_TASK:_ Reproduce the records below in full and without edits, omitting images.
[Begin RECORDS TO PROCESS]
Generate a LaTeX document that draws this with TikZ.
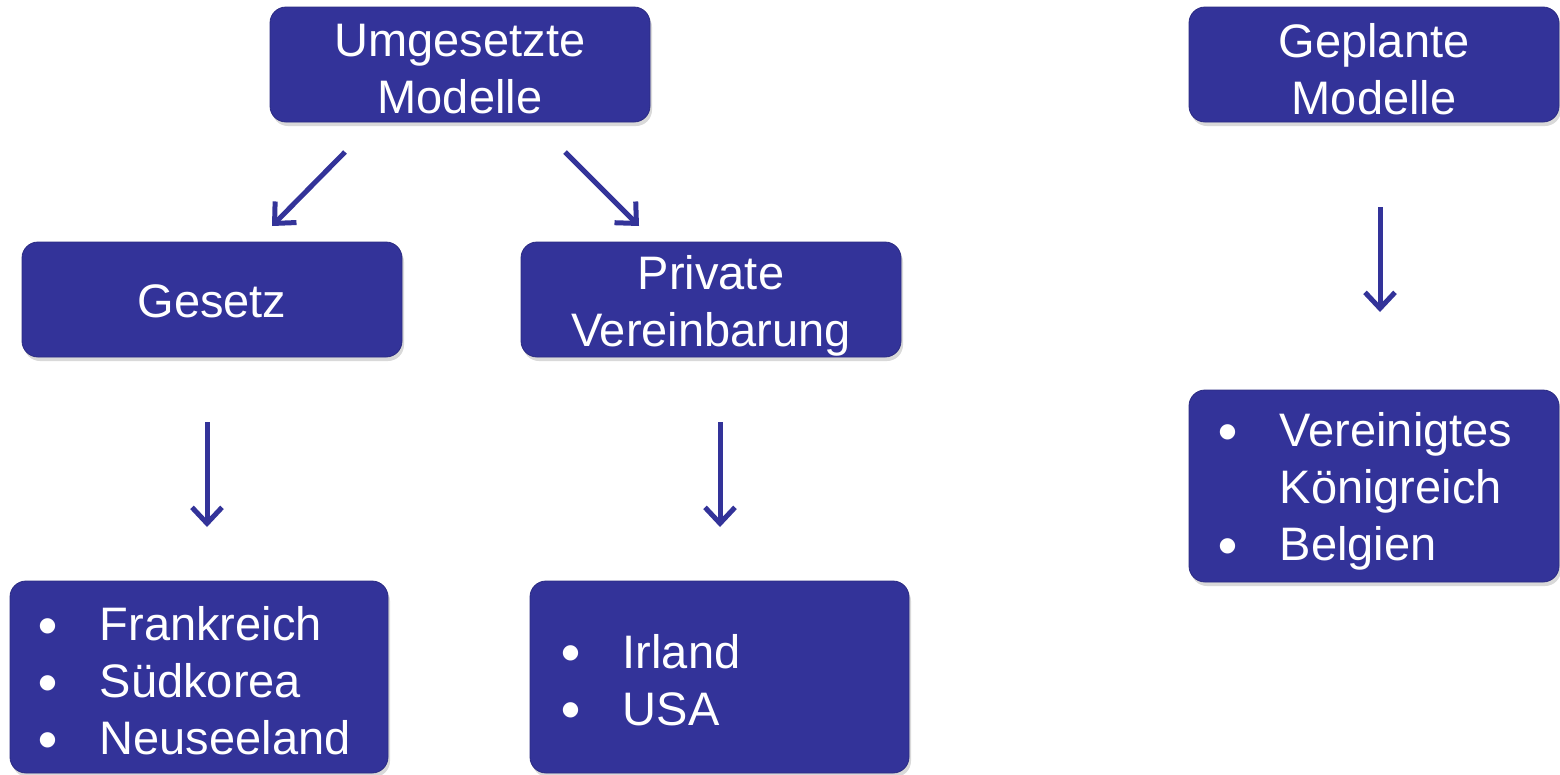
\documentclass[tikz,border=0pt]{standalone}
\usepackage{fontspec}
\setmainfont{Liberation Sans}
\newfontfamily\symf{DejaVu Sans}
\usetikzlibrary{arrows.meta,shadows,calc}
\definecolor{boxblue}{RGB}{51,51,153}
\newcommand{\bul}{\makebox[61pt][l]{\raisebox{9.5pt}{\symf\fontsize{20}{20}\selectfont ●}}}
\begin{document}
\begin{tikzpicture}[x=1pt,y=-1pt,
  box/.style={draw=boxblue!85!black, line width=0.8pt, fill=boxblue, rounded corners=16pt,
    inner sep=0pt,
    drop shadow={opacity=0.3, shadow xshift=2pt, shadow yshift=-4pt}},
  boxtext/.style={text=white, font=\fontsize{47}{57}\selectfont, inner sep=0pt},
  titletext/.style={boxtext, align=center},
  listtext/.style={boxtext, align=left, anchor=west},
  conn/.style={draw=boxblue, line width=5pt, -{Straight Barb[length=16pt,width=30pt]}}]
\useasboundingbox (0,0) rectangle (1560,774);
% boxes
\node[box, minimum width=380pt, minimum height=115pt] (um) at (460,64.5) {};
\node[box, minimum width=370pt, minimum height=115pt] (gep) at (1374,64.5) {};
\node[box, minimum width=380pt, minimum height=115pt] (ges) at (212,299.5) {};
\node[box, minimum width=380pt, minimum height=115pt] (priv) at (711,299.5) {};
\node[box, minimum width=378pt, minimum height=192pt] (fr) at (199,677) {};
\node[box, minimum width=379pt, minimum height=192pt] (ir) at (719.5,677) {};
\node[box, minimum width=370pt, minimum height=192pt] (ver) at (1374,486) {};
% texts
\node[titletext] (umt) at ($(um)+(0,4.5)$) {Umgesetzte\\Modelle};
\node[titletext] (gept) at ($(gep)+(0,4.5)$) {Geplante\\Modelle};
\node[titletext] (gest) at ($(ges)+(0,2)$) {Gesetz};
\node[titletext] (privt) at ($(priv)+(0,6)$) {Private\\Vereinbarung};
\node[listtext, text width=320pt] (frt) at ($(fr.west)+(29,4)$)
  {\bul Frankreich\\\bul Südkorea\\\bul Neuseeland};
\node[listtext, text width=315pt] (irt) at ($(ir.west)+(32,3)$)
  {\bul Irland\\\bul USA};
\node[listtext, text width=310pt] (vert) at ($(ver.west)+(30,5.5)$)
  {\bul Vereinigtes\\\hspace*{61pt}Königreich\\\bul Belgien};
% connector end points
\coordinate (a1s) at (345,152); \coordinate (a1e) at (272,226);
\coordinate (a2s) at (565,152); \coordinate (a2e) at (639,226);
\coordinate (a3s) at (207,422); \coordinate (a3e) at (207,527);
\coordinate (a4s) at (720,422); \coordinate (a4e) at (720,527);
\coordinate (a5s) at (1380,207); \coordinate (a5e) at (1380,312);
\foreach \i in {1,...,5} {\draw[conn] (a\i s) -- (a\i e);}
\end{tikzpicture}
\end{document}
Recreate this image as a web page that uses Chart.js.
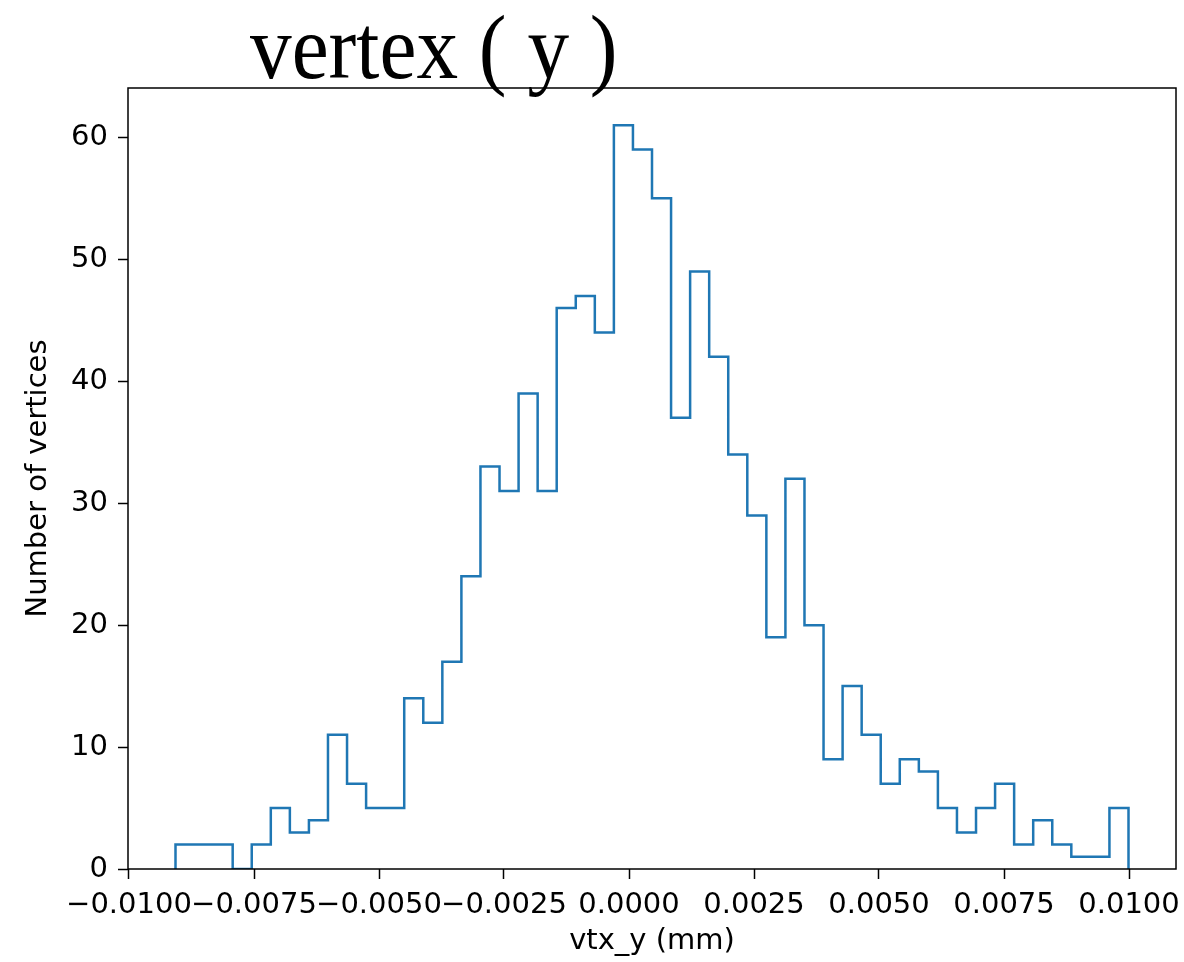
[End RECORDS TO PROCESS]
_WRITTEN ANSWER:_
Generate a LaTeX document that draws this with TikZ.
\documentclass[tikz,border=0pt]{standalone}
\usepackage{fontspec}
\setmainfont{Liberation Sans}
\newfontfamily\symf{DejaVu Sans}
\usetikzlibrary{arrows.meta,shadows,calc}
\definecolor{boxblue}{RGB}{51,51,153}
\newcommand{\bul}{\makebox[61pt][l]{\raisebox{9.5pt}{\symf\fontsize{20}{20}\selectfont ●}}}
\begin{document}
\begin{tikzpicture}[x=1pt,y=-1pt,
  box/.style={draw=boxblue!85!black, line width=0.8pt, fill=boxblue, rounded corners=16pt,
    inner sep=0pt,
    drop shadow={opacity=0.3, shadow xshift=2pt, shadow yshift=-4pt}},
  boxtext/.style={text=white, font=\fontsize{47}{57}\selectfont, inner sep=0pt},
  titletext/.style={boxtext, align=center},
  listtext/.style={boxtext, align=left, anchor=west},
  conn/.style={draw=boxblue, line width=5pt, -{Straight Barb[length=16pt,width=30pt]}}]
\useasboundingbox (0,0) rectangle (1560,774);
% boxes
\node[box, minimum width=380pt, minimum height=115pt] (um) at (460,64.5) {};
\node[box, minimum width=370pt, minimum height=115pt] (gep) at (1374,64.5) {};
\node[box, minimum width=380pt, minimum height=115pt] (ges) at (212,299.5) {};
\node[box, minimum width=380pt, minimum height=115pt] (priv) at (711,299.5) {};
\node[box, minimum width=378pt, minimum height=192pt] (fr) at (199,677) {};
\node[box, minimum width=379pt, minimum height=192pt] (ir) at (719.5,677) {};
\node[box, minimum width=370pt, minimum height=192pt] (ver) at (1374,486) {};
% texts
\node[titletext] (umt) at ($(um)+(0,4.5)$) {Umgesetzte\\Modelle};
\node[titletext] (gept) at ($(gep)+(0,4.5)$) {Geplante\\Modelle};
\node[titletext] (gest) at ($(ges)+(0,2)$) {Gesetz};
\node[titletext] (privt) at ($(priv)+(0,6)$) {Private\\Vereinbarung};
\node[listtext, text width=320pt] (frt) at ($(fr.west)+(29,4)$)
  {\bul Frankreich\\\bul Südkorea\\\bul Neuseeland};
\node[listtext, text width=315pt] (irt) at ($(ir.west)+(32,3)$)
  {\bul Irland\\\bul USA};
\node[listtext, text width=310pt] (vert) at ($(ver.west)+(30,5.5)$)
  {\bul Vereinigtes\\\hspace*{61pt}Königreich\\\bul Belgien};
% connector end points
\coordinate (a1s) at (345,152); \coordinate (a1e) at (272,226);
\coordinate (a2s) at (565,152); \coordinate (a2e) at (639,226);
\coordinate (a3s) at (207,422); \coordinate (a3e) at (207,527);
\coordinate (a4s) at (720,422); \coordinate (a4e) at (720,527);
\coordinate (a5s) at (1380,207); \coordinate (a5e) at (1380,312);
\foreach \i in {1,...,5} {\draw[conn] (a\i s) -- (a\i e);}
\end{tikzpicture}
\end{document}
Recreate this image as a web page that uses Chart.js.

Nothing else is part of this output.